Il ridimensionamento dei sindacati
Ma il successo più importante della Lady di ferro è stato conseguito nel ridimensionamento del potere delle Trade Unions attraverso i tre Statutes in materia: l’Employment Act del 1980, quello del 1982 e il Trade Union Act del 1984. I primi due provvedimenti costituivano la fase di transizione verso il nuovo diritto sindacale definito nel terzo, i cui obiettivi miravano alla protezione della sfera dei diritti del singolo lavoratore nei confronti dei poteri dell’apparato sindacale e delle clausole di union security che imponevano, in pratica, l’adesione al sindacato per aver accesso al lavoro e all’applicazione dei contratti.

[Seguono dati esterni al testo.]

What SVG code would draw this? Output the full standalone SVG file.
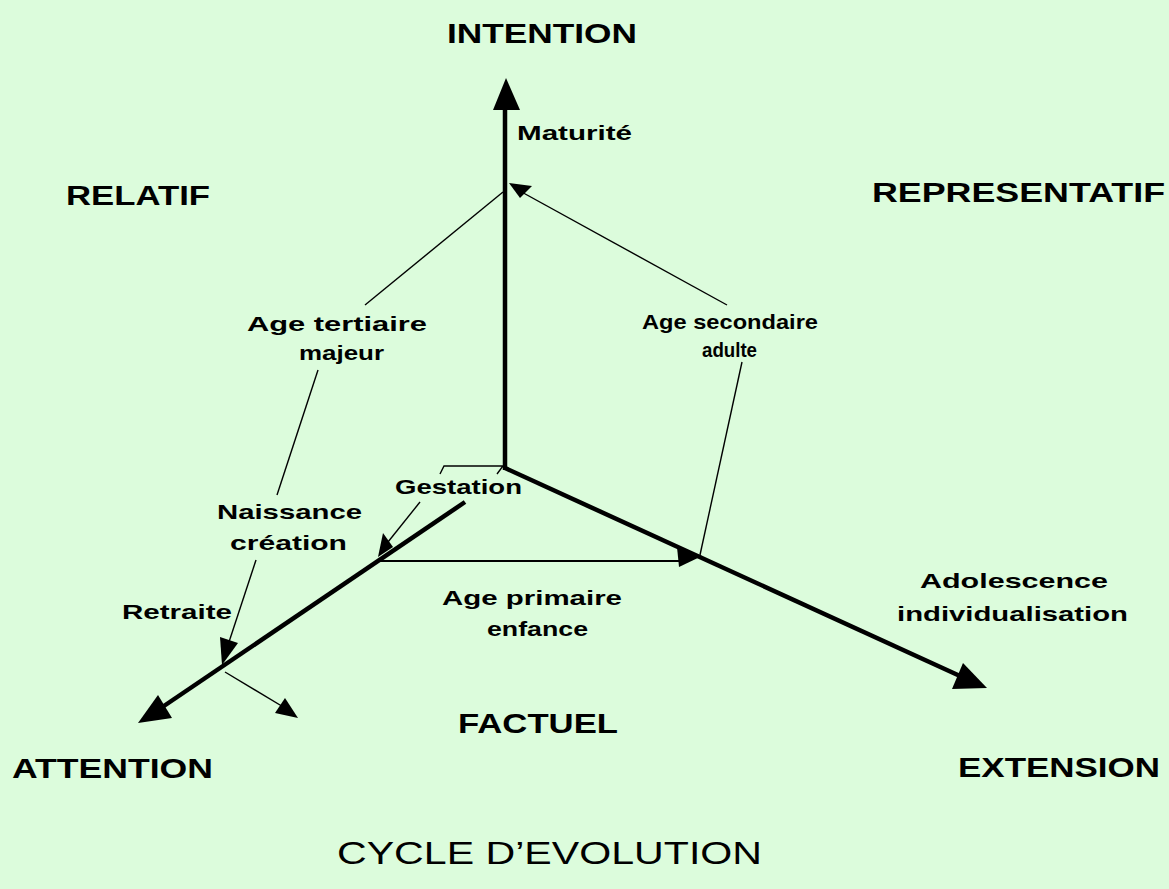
<svg xmlns="http://www.w3.org/2000/svg" width="1169" height="889" viewBox="0 0 1169 889">
<style>
.big{font-family:"Liberation Sans",Arial,sans-serif;font-weight:bold;font-size:27px;fill:#000}
.sm{font-family:"Liberation Sans",Arial,sans-serif;font-weight:bold;font-size:21px;fill:#000}
.title{font-family:"Liberation Sans",Arial,sans-serif;font-size:31px;fill:#000}
.axis{stroke:#000;stroke-width:4.5;fill:none}
.thin{stroke:#000;stroke-width:1.4;fill:none}
.mid{stroke:#000;stroke-width:2.2;fill:none}
.head{fill:#000;stroke:none}
</style>
<rect width="1169" height="889" fill="#dcfcdc"/>
<g id="connectors">
  <!-- main axes -->
  <line class="axis" x1="505" y1="470" x2="505" y2="106"/>
  <polygon class="head" points="506,78 493,110 520,110"/>
  <line class="axis" x1="505" y1="468" x2="960" y2="676"/>
  <polygon class="head" points="987,688 963,663 952,689"/>
  <line class="axis" x1="465" y1="502" x2="158" y2="710"/>
  <polygon class="head" points="138,723 158,695 172,718"/>
  <!-- cycle links -->
  <polyline class="thin" points="440,474 444,466 503,466 497,474"/>
  <line class="thin" x1="420" y1="502" x2="388" y2="542"/>
  <polygon class="head" points="378,557 383,533 393,547"/>
  <line class="mid" x1="380" y1="561" x2="680" y2="561"/>
  <polygon class="head" points="702,556 677,547 679,567"/>
  <line class="thin" x1="700" y1="555" x2="742" y2="362"/>
  <line class="thin" x1="727" y1="305" x2="518" y2="190"/>
  <polygon class="head" points="509,183 532,186 520,198"/>
  <line class="thin" x1="503" y1="192" x2="365" y2="305"/>
  <line class="thin" x1="318" y1="370" x2="277" y2="495"/>
  <line class="thin" x1="256" y1="560" x2="228" y2="645"/>
  <polygon class="head" points="222,665 220,637 238,643"/>
  <line class="thin" x1="225" y1="672" x2="285" y2="708"/>
  <polygon class="head" points="298,718 275,713 285,698"/>
</g>
<g id="n-intention"><text class="big" x="447" y="43" textLength="190" lengthAdjust="spacingAndGlyphs">INTENTION</text></g>
<g id="n-relatif"><text class="big" x="66" y="205" textLength="144" lengthAdjust="spacingAndGlyphs">RELATIF</text></g>
<g id="n-representatif"><text class="big" x="872" y="202" textLength="293" lengthAdjust="spacingAndGlyphs">REPRESENTATIF</text></g>
<g id="n-maturite"><text class="sm" x="517" y="140" textLength="115" lengthAdjust="spacingAndGlyphs">Maturité</text></g>
<g id="n-tertiaire">
  <text class="sm" x="247" y="331" textLength="180" lengthAdjust="spacingAndGlyphs">Age tertiaire</text>
  <text class="sm" x="299" y="360" textLength="85" lengthAdjust="spacingAndGlyphs">majeur</text>
</g>
<g id="n-secondaire">
  <text class="sm" x="642" y="329" textLength="176" lengthAdjust="spacingAndGlyphs">Age secondaire</text>
  <text class="sm" x="702" y="357" textLength="55" lengthAdjust="spacingAndGlyphs">adulte</text>
</g>
<g id="n-gestation"><text class="sm" x="395" y="494" textLength="127" lengthAdjust="spacingAndGlyphs">Gestation</text></g>
<g id="n-naissance">
  <text class="sm" x="217" y="519" textLength="145" lengthAdjust="spacingAndGlyphs">Naissance</text>
  <text class="sm" x="230" y="550" textLength="117" lengthAdjust="spacingAndGlyphs">création</text>
</g>
<g id="n-retraite"><text class="sm" x="122" y="619" textLength="110" lengthAdjust="spacingAndGlyphs">Retraite</text></g>
<g id="n-primaire">
  <text class="sm" x="442" y="605" textLength="180" lengthAdjust="spacingAndGlyphs">Age primaire</text>
  <text class="sm" x="487" y="636" textLength="101" lengthAdjust="spacingAndGlyphs">enfance</text>
</g>
<g id="n-adolescence">
  <text class="sm" x="920" y="588" textLength="188" lengthAdjust="spacingAndGlyphs">Adolescence</text>
  <text class="sm" x="897" y="621" textLength="231" lengthAdjust="spacingAndGlyphs">individualisation</text>
</g>
<g id="n-factuel"><text class="big" x="458" y="733" textLength="160" lengthAdjust="spacingAndGlyphs">FACTUEL</text></g>
<g id="n-attention"><text class="big" x="12" y="778" textLength="201" lengthAdjust="spacingAndGlyphs">ATTENTION</text></g>
<g id="n-extension"><text class="big" x="958" y="777" textLength="202" lengthAdjust="spacingAndGlyphs">EXTENSION</text></g>
<g id="n-title"><text class="title" x="337" y="864" textLength="425" lengthAdjust="spacingAndGlyphs">CYCLE D’EVOLUTION</text></g>
</svg>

Confronto Italia-Inghilterra
Sarebbe ingeneroso paragonare il sindacalismo confederale di casa nostra a quello inglese, il cui predominio (che i Governi laburisti si guardavano bene dal mettere in discussione, essendone veri e propri ostaggi politici) aveva ingessato la società e l’economia. Anche in Italia, però, la componente sindacale – leggi la Cgil – è quella più sensibile alle vecchie culture, per il semplice fatto che non è stata in grado di liberarsi di una rappresentanza sociale prigioniera dei settori tradizionali del mondo del lavoro. La nevrosi della Sinistra italiana si rivela, dunque, nella contraddizione tra l’idea che essa ha di sé (Bersani continua a rivendicare un “governo di cambiamento”, quando risulta evidente che le sue proposte marciano in direzione della più ottusa conservazione) e l’effettiva identità che riesce ad esprimere mediante i concreti comportamenti.
Caro Pd
Fino a quando i democrats di casa nostra non capiranno (e riconosceranno) che i più accaniti avversari della modernizzazione non stanno di fronte, ma alle loro spalle, ben poco di nuovo verrà costruito. Neppure oggi – nonostante la caduta dei Muri, il travestimento sotto mentite spoglie, le abiure e le rimozioni, le provvidenziali amnesie sulla propria identità – esiste in Italia una forza di sinistra disposta a scrivere due parole magiche come merito e bisogni nel proprio programma e ad agire di conseguenza. La sinistra in Italia non ha conosciuto la rivoluzione blairiana, perché in Italia purtroppo non c’è mai stata la signora Thatcher ad aprire la strada.
Berlusconi non è mai stato un vero Signore di Ferro
Silvio Berlusconi, per quanti sforzi abbia fatto, non è mai riuscito ad esprimere in Italia una capacità d’innovazione simile a quella thatcheriana. Matteo Renzi deve dimostrare – se mai riuscirà a guadagnarsi un “posto al sole” – di essere all’altezza di Tony Blair. Ma è inutile ragionare di personalità che anche nello stile non hanno imitatori. Margaret Thatcher ricevette la notizia della sconfitta nel referendum in materia fiscale mentre era impegnata, in Francia, in un vertice di capi di Stato e di governo dell’Unione europea. Le cronache raccontano che, dopo la cena di gala, un galante Francois Mitterrand la invitò a ballare e, tra un giro di valzer e l’altro, le chiese quali fossero le sue intenzioni. Al che la Lady di ferro rispose: “No. E’ finita”. Rientrata in patria, di lì a poco passò la mano.